Something kris kringle crazy happened to me this Christmas. I was completely satisfied. Get. over. myself. I’m serious.
For the first time, 3 year-old Dylan was understanding and buying this whole big, overweight guy in a red suit is breaking into our apartment and bringing you gifts thing. Solid. Christmas eve, she dictated a letter to Santa. It read, “Thank you for the gifts. I would like a kitchen in a box. Watch out for the mouse traps.” We left St. Nicky skim milk and low fat animal crackers. If the guy has a heart attack, it won’t be on our backs.
Turns out wrapping gifts in newspaper (although totally eco-friendly) looks completely ghetto. Plus it leaves nasty newsprint all over everyone’s hands. Nothing jingle or jolly about it. Must find cool recycled wrapping paper option for next year’s festivities.

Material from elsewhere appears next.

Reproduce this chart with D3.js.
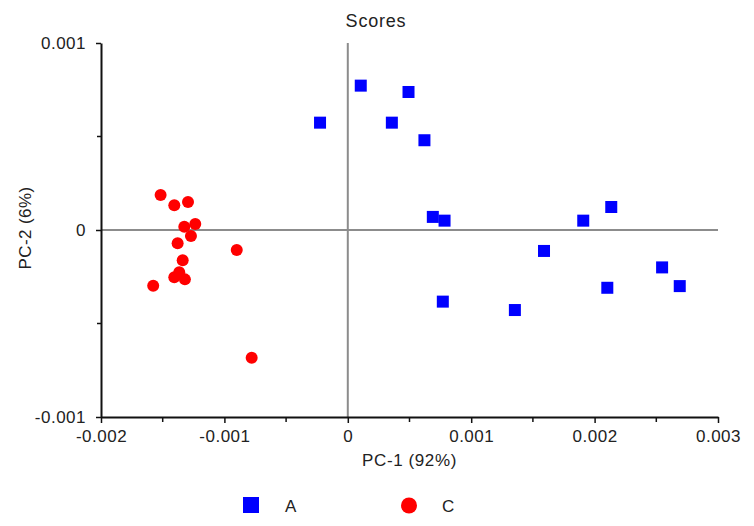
<!DOCTYPE html>
<html>
<head>
<meta charset="utf-8">
<script src="https://cdn.jsdelivr.net/npm/d3@7"></script>
<style>
  body { margin: 0; background: #fff; }
  svg { display: block; font-family: "Liberation Sans", Arial, sans-serif; }
  text { fill: #222; }
</style>
</head>
<body>
<div id="chart"></div>
<script>
const WIDTH = 754;
const HEIGHT = 526;
const MARGIN = { top: 43, right: 36, bottom: 109, left: 101 };

const X_DOMAIN = [-0.002, 0.003];
const Y_DOMAIN = [-0.001, 0.001];
const X_TICKS = [-0.002, -0.001, 0, 0.001, 0.002, 0.003];
const Y_TICKS = [-0.001, 0, 0.001];
const X_MINOR = [-0.0015, -0.0005, 0.0005, 0.0015, 0.0025];
const Y_MINOR = [-0.0005, 0.0005];

const TITLE = "Scores";
const X_LABEL = "PC-1 (92%)";
const Y_LABEL = "PC-2 (6%)";
const GROUPS = ["A", "C"];

// group A (blue squares)
const A_PC1 = [-0.000225, 0.000105, 0.000492, 0.000357, 0.000621, 0.000689, 0.000784,
  0.001908, 0.002135, 0.00159, 0.002547, 0.00269, 0.002103, 0.00077, 0.001354];
const A_PC2 = [0.000574, 0.000772, 0.000738, 0.000574, 0.00048, 0.00007, 0.00005,
  0.00005, 0.000123, -0.000112, -0.0002, -0.0003, -0.000309, -0.000383, -0.000428];

// group C (red circles)
const C_PC1 = [-0.001517, -0.001406, -0.001295, -0.001325, -0.001236, -0.001271, -0.001379,
  -0.0009, -0.001338, -0.001366, -0.001406, -0.00132, -0.001577, -0.000779];
const C_PC2 = [0.000187, 0.000132, 0.00015, 0.000018, 0.000032, -0.000032, -0.000071,
  -0.000107, -0.000162, -0.000226, -0.000253, -0.000264, -0.000298, -0.000683];

const FONT = 17;

const x = d3.scaleLinear().domain(X_DOMAIN).range([MARGIN.left, WIDTH - MARGIN.right]);
const y = d3.scaleLinear().domain(Y_DOMAIN).range([HEIGHT - MARGIN.bottom, MARGIN.top]);

const fmt = d => (d === 0 ? "0" : d3.format(".3f")(d).replace("−", "-"));

const svg = d3.select("#chart")
  .append("svg")
  .attr("width", WIDTH)
  .attr("height", HEIGHT)
  .attr("viewBox", [0, 0, WIDTH, HEIGHT]);

// zero lines
svg.append("line")
  .attr("x1", x(0)).attr("x2", x(0))
  .attr("y1", y(Y_DOMAIN[1])).attr("y2", y(Y_DOMAIN[0]))
  .attr("stroke", "#8c8c8c").attr("stroke-width", 2);
svg.append("line")
  .attr("x1", x(X_DOMAIN[0])).attr("x2", x(X_DOMAIN[1]))
  .attr("y1", y(0)).attr("y2", y(0))
  .attr("stroke", "#8c8c8c").attr("stroke-width", 2);

// axes
const xAxis = g => g
  .attr("transform", `translate(0, ${y(Y_DOMAIN[0])})`)
  .call(d3.axisBottom(x).tickValues(X_TICKS).tickFormat(fmt).tickSize(6).tickSizeOuter(0).tickPadding(7));
const yAxis = g => g
  .attr("transform", `translate(${x(X_DOMAIN[0])}, 0)`)
  .call(d3.axisLeft(y).tickValues(Y_TICKS).tickFormat(fmt).tickSize(5).tickSizeOuter(0).tickPadding(10));

const styleAxis = g => {
  g.attr("font-family", null);
  g.select(".domain").attr("stroke", "#111").attr("stroke-width", 2);
  g.selectAll(".tick line").attr("stroke", "#111").attr("stroke-width", 1.5);
  g.selectAll(".tick text")
    .attr("font-size", FONT)
    .attr("letter-spacing", 0.5)
    .attr("fill", "#222");
};

svg.append("g").call(xAxis).call(styleAxis);
svg.append("g").call(yAxis).call(styleAxis);

// minor ticks
svg.append("g")
  .selectAll("line")
  .data(X_MINOR)
  .join("line")
  .attr("x1", d => x(d)).attr("x2", d => x(d))
  .attr("y1", y(Y_DOMAIN[0])).attr("y2", y(Y_DOMAIN[0]) + 5)
  .attr("stroke", "#111").attr("stroke-width", 1.5);
svg.append("g")
  .selectAll("line")
  .data(Y_MINOR)
  .join("line")
  .attr("x1", x(X_DOMAIN[0]) - 4).attr("x2", x(X_DOMAIN[0]))
  .attr("y1", d => y(d)).attr("y2", d => y(d))
  .attr("stroke", "#111").attr("stroke-width", 1.5);

// points
const SQ = 12;
svg.append("g")
  .selectAll("rect")
  .data(d3.zip(A_PC1, A_PC2))
  .join("rect")
  .attr("x", d => x(d[0]) - SQ / 2)
  .attr("y", d => y(d[1]) - SQ / 2)
  .attr("width", SQ)
  .attr("height", SQ)
  .attr("fill", "#0000ff");

svg.append("g")
  .selectAll("circle")
  .data(d3.zip(C_PC1, C_PC2))
  .join("circle")
  .attr("cx", d => x(d[0]))
  .attr("cy", d => y(d[1]))
  .attr("r", 6)
  .attr("fill", "#ff0000");

// title and labels
svg.append("text")
  .attr("x", 376).attr("y", 27)
  .attr("text-anchor", "middle")
  .attr("font-size", 18)
  .attr("letter-spacing", 0.8)
  .text(TITLE);

svg.append("text")
  .attr("x", (x.range()[0] + x.range()[1]) / 2).attr("y", 466)
  .attr("text-anchor", "middle")
  .attr("font-size", FONT)
  .attr("letter-spacing", 0.6)
  .text(X_LABEL);

svg.append("text")
  .attr("transform", `translate(31, ${y(0) - 2}) rotate(-90)`)
  .attr("text-anchor", "middle")
  .attr("font-size", FONT)
  .attr("letter-spacing", 0.4)
  .text(Y_LABEL);

// legend
const legend = svg.append("g");
legend.append("rect")
  .attr("x", 243).attr("y", 497).attr("width", 16).attr("height", 16)
  .attr("fill", "#0000ff");
legend.append("text")
  .attr("x", 285).attr("y", 511.5)
  .attr("font-size", FONT)
  .text(GROUPS[0]);
legend.append("circle")
  .attr("cx", 409).attr("cy", 505.5).attr("r", 8)
  .attr("fill", "#ff0000");
legend.append("text")
  .attr("x", 442).attr("y", 511.5)
  .attr("font-size", FONT)
  .text(GROUPS[1]);
</script>
</body>
</html>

Plus, Santa somehow forgot to put the kitchen set together the night before. God, no one is full service anymore. So tired, draggin’ Rick had to pick up the Santa slack on xmas morning. Still, Dylan was in holiday heaven opening all her gifts and (when no one was looking) Summer’s presents too. And Summer was blissfully climbing on the half-assembled kitchen set and smittenly gazing at her pop. Could everyone really be this happy? Where’s the morning meltdown?
Then we drove to Connecticut to visit my family. Not a smidge of traffic. Not even a slight slow down from 65 mph to 60 mph because some guy is pulled over, taking a whiz on the side of the highway. Nothing. Speaking of urine (such a gee-ross word), I had to pee twice on the 2 hour drive. 3 year-old Dylan, only once. That gal has better bladder control than her mother. Or maybe, she didn’t drink a grande skim mocha just as we got onto the West Side Highway.
I just ADORE Starbucks for being open on the holiday. Oh, don’t feel sorry for the baristas. I wished them a very chipper, cheery Merry Christmas. Come on, I’m sure they make time and a half. Don’t they?!
On the drive, we also learned that age old baby proverb to be true, “If your 1 year-old is too quiet in the back, she is probably eating a chocolate flavored lip smacker.” And the lesser known addendum, “She will be very angry when you attempt to take the lip smacker away and substitute it with a different food source.” But Summer, in the spirit of the holiday, quickly got over it. Because apparently, as my brother-in-law Erik like to say, that’s how she rolls.
The remainder of the day just kept going like that. Presents. Laughter. Cocktails. Yummy eats. Chocolate mint brownies. More good times with funny, fabulous family. I was practically nauseous from all the happiness. These aren’t the holidays I remember. I guess the tinsel times they are a changin’. I think I’ll roll with it.